Kesempatan bertanding kembali setelah sepuluh bulan tanpa turnamen gagal dimanfaatkan Fajar/Rian. Pekan lalu, pada turnamen Yonex Thailand Terbuka, mereka disingkirkan Leo/Daniel pada babak kedua. Sepekan kemudian, hasil mereka malah lebih buruk. Fajar/Rian ditundukkan pasangan Inggris, Ben Lane/Sean Vendy, 18-21, 19-21.
Fajar/Rian sebenarnya menjadi salah satu andalan ganda putra Indonesia untuk membawa gelar juara di tengah absennya rekan mereka, Kevin Sanjaya Sukamuljo/Marcus Fernaldi Gideon, serta pemain-pemain China dan Jepang. Mereka tak hadir di Thailand karena terkait kasus positif Covid-19.
Namun, peraih medali perak Asian Games Jakarta Palembang 2018 tersebut gagal memenuhi harapan. Alih-alih bermain lebih baik dibandingkan pada pekan lalu, Fajar/Rian justru tampil di bawah kemampuan terbaik mereka.

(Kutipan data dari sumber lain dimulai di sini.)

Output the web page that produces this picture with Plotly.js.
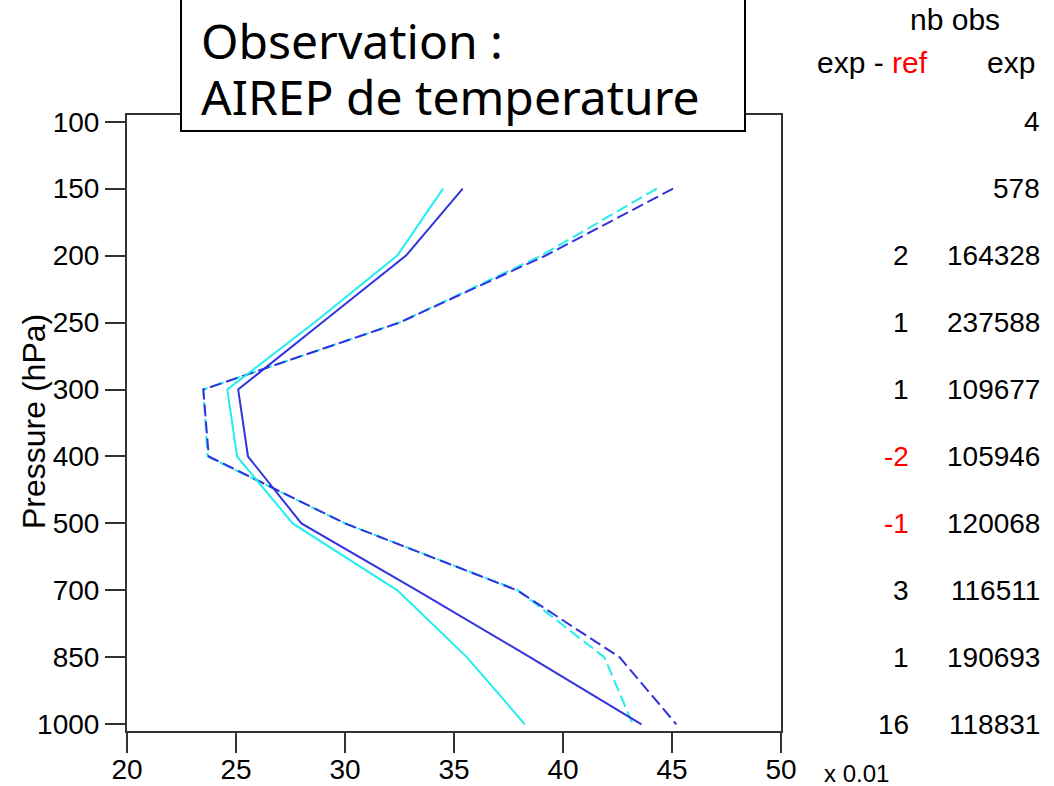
<!DOCTYPE html>
<html>
<head>
<meta charset="utf-8">
<script src="https://cdn.plot.ly/plotly-3.0.1.min.js"></script>
<style>html,body{margin:0;padding:0;background:#fff;}#chart{width:1054px;height:786px;}</style>
</head>
<body>
<div id="chart"></div>
<script>
// Pressure levels (hPa)
const levels = ['100','150','200','250','300','400','500','700','850','1000'];
// Profiles (x 0.01)
const expSolid = [null, 35.4, 32.8, 28.95, 25.1, 25.55, 28.0, 33.3, 38.5, 43.6];
const refSolid = [null, 34.5, 32.4, 28.6, 24.6, 25.05, 27.6, 32.4, 35.6, 38.25];
const expDash  = [null, 45.05, 39.2, 32.5, 23.5, 23.75, 30.0, 37.9, 42.6, 45.2];
const refDash  = [null, 44.3, 39.0, 32.5, 23.5, 23.7, 30.0, 37.95, 41.9, 43.2];
// Observation counts
const nbExp   = ['4','578','164328','237588','109677','105946','120068','116511','190693','118831'];
const diffObs = ['', '', '2', '1', '1', '-2', '-1', '3', '1', '16'];
const xTicks = [20, 25, 30, 35, 40, 45, 50];

const BLUE = '#3333dd', CYAN = '#22eeee';
const FONT = 'Liberation Sans, Arial, sans-serif';
const FS = 28;

const traces = [
  {x: refDash, y: levels, mode: 'lines', line: {color: CYAN, width: 2, dash: '12px,5px'}},
  {x: expDash, y: levels, mode: 'lines', line: {color: BLUE, width: 2, dash: '12px,5px'}},
  {x: refSolid, y: levels, mode: 'lines', line: {color: CYAN, width: 2}},
  {x: expSolid, y: levels, mode: 'lines', line: {color: BLUE, width: 2}}
];

const annotations = [];
levels.forEach((lv, i) => {
  annotations.push({xref: 'paper', yref: 'y', x: 1.399, y: i, text: nbExp[i], showarrow: false,
    xanchor: 'right', yanchor: 'middle', font: {family: FONT, size: FS, color: '#000'}});
  if (diffObs[i] !== '') {
    annotations.push({xref: 'paper', yref: 'y', x: 1.199, y: i, text: diffObs[i], showarrow: false,
      xanchor: 'right', yanchor: 'middle',
      font: {family: FONT, size: FS, color: diffObs[i].startsWith('-') ? '#ff0000' : '#000'}});
  }
});
const px = v => (v - 127) / 654;
const py = v => (731 - v) / 616;
annotations.push(
  {xref: 'paper', yref: 'paper', x: px(955), y: py(20), text: 'nb obs', showarrow: false,
   xanchor: 'center', yanchor: 'middle', font: {family: FONT, size: 30, color: '#000'}},
  {xref: 'paper', yref: 'paper', x: px(872), y: py(63), text: 'exp - <span style="color:#ff0000">ref</span>', showarrow: false,
   xanchor: 'center', yanchor: 'middle', font: {family: FONT, size: 30, color: '#000'}},
  {xref: 'paper', yref: 'paper', x: px(1011), y: py(63), text: 'exp', showarrow: false,
   xanchor: 'center', yanchor: 'middle', font: {family: FONT, size: 30, color: '#000'}},
  {xref: 'paper', yref: 'paper', x: px(822), y: py(773), text: 'x 0.01', showarrow: false,
   xanchor: 'left', yanchor: 'middle', font: {family: FONT, size: 24, color: '#000'}},
  {xref: 'paper', yref: 'paper', x: px(34), y: py(422), text: 'Pressure (hPa)', showarrow: false, textangle: -90,
   xanchor: 'center', yanchor: 'middle', font: {family: FONT, size: 32, color: '#000'}},
  {xref: 'paper', yref: 'paper', x: px(199), y: py(40), text: 'Observation :', showarrow: false,
   xanchor: 'left', yanchor: 'middle', font: {family: 'Noto Sans, sans-serif', size: 48, color: '#000'}},
  {xref: 'paper', yref: 'paper', x: px(199), y: py(97), text: 'AIREP de temperature', showarrow: false,
   xanchor: 'left', yanchor: 'middle', font: {family: 'Noto Sans, sans-serif', size: 48, color: '#000'}}
);

const layout = {
  width: 1054, height: 786,
  margin: {l: 127, r: 273, t: 115, b: 55, pad: 0},
  paper_bgcolor: '#fff', plot_bgcolor: '#fff',
  showlegend: false,
  xaxis: {
    range: [20, 50], tickvals: xTicks, ticktext: xTicks.map(String),
    showgrid: false, zeroline: false,
    showline: true, mirror: true, linecolor: '#333', linewidth: 2,
    ticks: 'outside', ticklen: 20, tickwidth: 2, tickcolor: '#333',
    ticklabelstandoff: -8,
    tickfont: {family: FONT, size: FS, color: '#000'}
  },
  yaxis: {
    type: 'category', categoryorder: 'array', categoryarray: levels,
    range: [9.1, -0.1],
    showgrid: false, zeroline: false,
    showline: true, mirror: true, linecolor: '#333', linewidth: 2,
    ticks: 'outside', ticklen: 20, tickwidth: 2, tickcolor: '#333',
    tickfont: {family: FONT, size: FS, color: '#000'}
  },
  shapes: [
    {type: 'rect', xref: 'paper', yref: 'paper', x0: px(181), x1: px(745),
     y0: py(131), y1: py(-20), fillcolor: '#fff', line: {color: '#000', width: 2}, layer: 'above'}
  ],
  annotations: annotations
};

Plotly.newPlot('chart', traces, layout, {displayModeBar: false, staticPlot: true});
</script>
</body>
</html>
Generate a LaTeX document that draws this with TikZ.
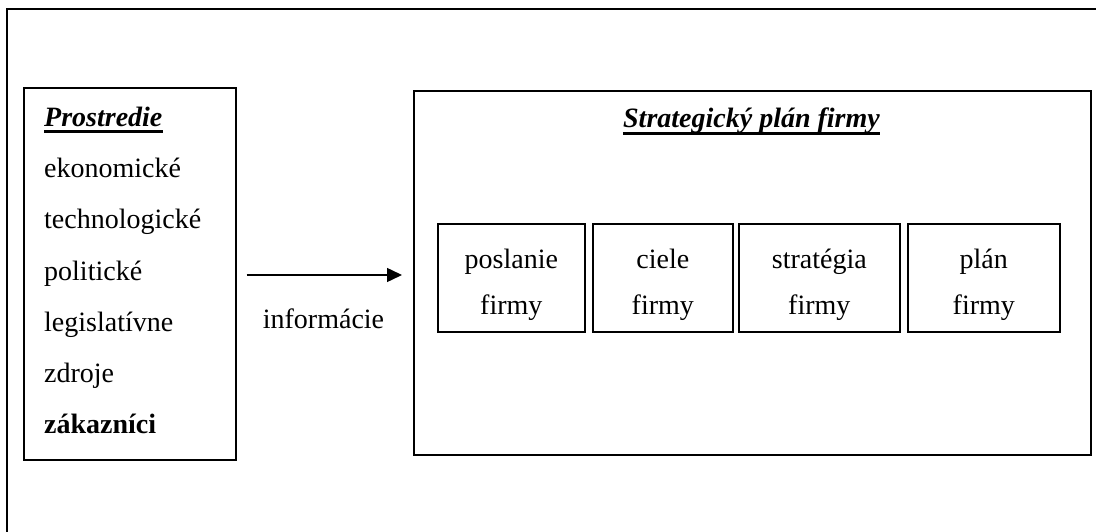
\documentclass[tikz,border=0pt]{standalone}
\usepackage{fontspec}
\setmainfont{Liberation Serif}
\usetikzlibrary{arrows.meta}
\begin{document}
\begin{tikzpicture}[x=1pt,y=-1pt,
  boxframe/.style={draw, line width=1.6pt, inner sep=0pt, anchor=north west},
  txt/.style={inner sep=0pt, anchor=base, font=\fontsize{28}{34}\selectfont},
  leftxt/.style={txt, anchor=base west},
  heading/.style={txt, font=\fontsize{28}{34}\selectfont\bfseries\itshape},
  uline/.style={line width=2.6pt},
  flow/.style={line width=1.5pt, -{Triangle[length=15pt,width=14pt]}}]
\useasboundingbox (0,0) rectangle (1096,532);

% outer frame (only its top and left sides fall on the page)
\draw[line width=1.6pt] (1110,9) -- (7,9) -- (7,545);

% environment box
\node[boxframe, minimum width=212pt, minimum height=372pt] (env) at (23,87) {};
\node[heading, anchor=base west] (envtitle) at (44,127) {Prostredie};
\draw[uline] ([yshift=-4.5pt]envtitle.base west) -- ([yshift=-4.5pt]envtitle.base east);
\node[leftxt] (e1) at (44,178) {ekonomické};
\node[leftxt] (e2) at (44,229) {technologické};
\node[leftxt] (e3) at (44,280) {politické};
\node[leftxt] (e4) at (44,331) {legislatívne};
\node[leftxt] (e5) at (44,382) {zdroje};
\node[leftxt, font=\fontsize{28}{34}\selectfont\bfseries] (e6) at (44,433) {zákazníci};

% strategic plan box
\node[boxframe, minimum width=677pt, minimum height=364pt] (plan) at (413,90) {};
\node[heading] (plantitle) at (751.5,128) {Strategický plán firmy};
\draw[uline] ([yshift=-5.5pt]plantitle.base west) -- ([yshift=-5.5pt]plantitle.base east);

% the four parts of the plan
\node[boxframe, minimum width=147pt, minimum height=108pt] (b1) at (437,223) {};
\node[boxframe, minimum width=140pt, minimum height=108pt] (b2) at (592,223) {};
\node[boxframe, minimum width=161pt, minimum height=108pt] (b3) at (738,223) {};
\node[boxframe, minimum width=152pt, minimum height=108pt] (b4) at (907,223) {};

\coordinate (top) at (0,269);
\coordinate (bot) at (0,314);
\node[txt] (b1a) at (b1.center |- top) {poslanie};
\node[txt] (b1b) at (b1.center |- bot) {firmy};
\node[txt] (b2a) at (b2.center |- top) {ciele};
\node[txt] (b2b) at (b2.center |- bot) {firmy};
\node[txt] (b3a) at (b3.center |- top) {stratégia};
\node[txt] (b3b) at (b3.center |- bot) {firmy};
\node[txt] (b4a) at (b4.center |- top) {plán};
\node[txt] (b4b) at (b4.center |- bot) {firmy};

% information flow
\coordinate (ay) at (0,275);
\draw[flow, shorten <=10pt, shorten >=11pt] (env.east |- ay) -- (plan.west |- ay);
\node[txt] (info) at (323.5,328) {informácie};
\end{tikzpicture}
\end{document}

Banyak kesalahan yang membuahkan poin gratis bagi lawan, terutama saat Rian memegang servis. Fajar pun sering kali menyia-nyiakan peluang memperoleh poin depan net meskipun seharusnya bisa diperoleh dengan mudah. Konsentrasi mereka pun buyar ketika lawan berulang kali memperlambat kesempatan menerima servis.
”Kami tak bisa keluar dari tekanan lawan dan diri sendiri, jadi tak bisa bertanding dengan rileks. Keyakinan diri pun turun. Semoga, setelah ini, kami bisa bangkit,” ujar Rian.
Kekalahan juga dialami finalis Yonex Thailand Terbuka, Praveen Jordan/Melati Daeva Oktavianti. Unggulan kedua itu disingkirkan pasangan Perancis yang mereka singkirikan pada semifinal, pekan lalu, yakni Thom Gicquel/Delphine Delrue, dengan 21-14, 9-21, 13-21.